UPDATED, 5:30 p.m., Sept. 15: The war over a City Council bill that would put a timeline on the city’s landmarking process continues to heat up, with preservationists taking aim at a report from the Real Estate Board of New York that they claim misinterprets data on rent-stabilized apartments. And now, the researcher whose data was used in the REBNY report criticized its conclusions, calling them “meaningless.”
Using research compiled via open source data from Department of Finance records, the REBNY report asserted that a higher percentage of apartments in landmarked areas of the city had lost rent-stabilized status than apartments in non-landmarked areas.
But the author of the research has come out in criticism of REBNY’s use and interpretation of the data, describing the body’s analysis of rent-stabilized units in landmarked areas as a “false correlation.”
“You can’t say whether these losses are concentrated in landmarked areas because of [the landmarks process], or that landmarks tend to be concentrated in areas that are more expensive,” John Krauss told The Real Deal.
Krauss, who works at the GovLab at New York University’s Polytechnic School of Engineering, compiled the data as part of a side project depicting the loss of rent-regulated apartments in the city since 2007.
“If you look at the areas that have a lot of landmarks, they happen to be areas that are very desirable,” he added. “You need to do a lot of work to prove that landmarking is causing an effect. To simply say that this factor sometimes aligns with another factor is meaningless, and that’s essentially what REBNY has done with this [data].”
As an example, Krauss pointed to the Upper East Side, which bucks the trend asserted in the REBNY report. The neighborhood lost 34 percent of its stabilized units in non-landmarked areas between 2007 and 2014, compared to only 20 percent in landmarked areas.

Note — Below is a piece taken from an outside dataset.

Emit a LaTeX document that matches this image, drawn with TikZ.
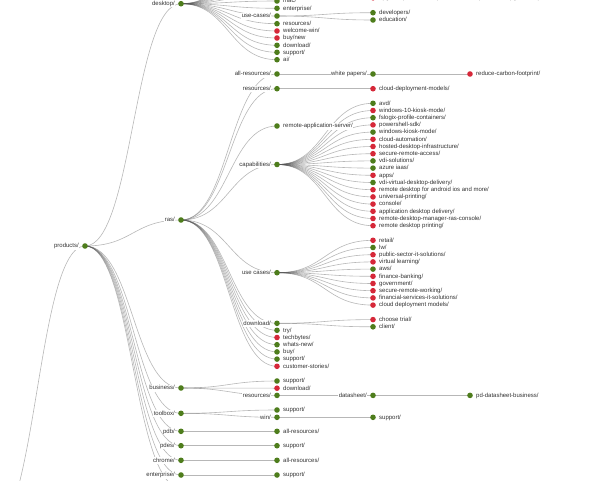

Krauss also noted that REBNY failed to establish a research control for rent prices in neighborhoods “to see whether it’s high rent that’s a factor” in the loss of rent-stabilized units. “They’re not controlling for rental prices, and rental prices are the main way that rent-stabilized units exit [the market],” he said.
The real estate industry body has stood behind its report. “Advocates have claimed that landmarking helps preserve rent regulated units,” REBNY president John Banks said in a statement. “Our analysis shows there is no factual basis for that assertion.”
The organization’s report, released Monday, used Krauss’ data to note how the city lost 23 percent of rent-stabilized apartments in landmarked districts between 2007 and 2014, compared to only 5 percent of regulated units in non-landmarked areas.
It cited the Greenwich Village Historic District and Upper West Side/Central Park West Historic District — which lost 25 percent and 33 percent of their rent-stabilized units, respectively, in that seven-year span — as examples.
But preservationists are already pointing to Krauss’ critique of the REBNY report to fight back against the industry body in its support of a City Council bill that would increasingly regulate the Landmarks Preservation Commission.
The bill would place a timeframe on the landmarking process for individual properties and districts, and has received support from real estate, union and affordable housing interests. The Greenwich Village Society for Historic Preservation and the Historic Districts Councils are among the entities vehemently opposing the legislation.
REBNY’s claim on landmarking’s effect on rent-stabilized units “is as ludicrous as it is irresponsible and false,” GVSHP executive director Andrew Berman said in a statement Tuesday.
“If they really cared about the loss of rent-regulated units,” Berman said, “they would be lobbying for the repeal of vacancy and luxury decontrol, which they helped get instituted in the 1990s, as affordable housing advocates have been doing for years.”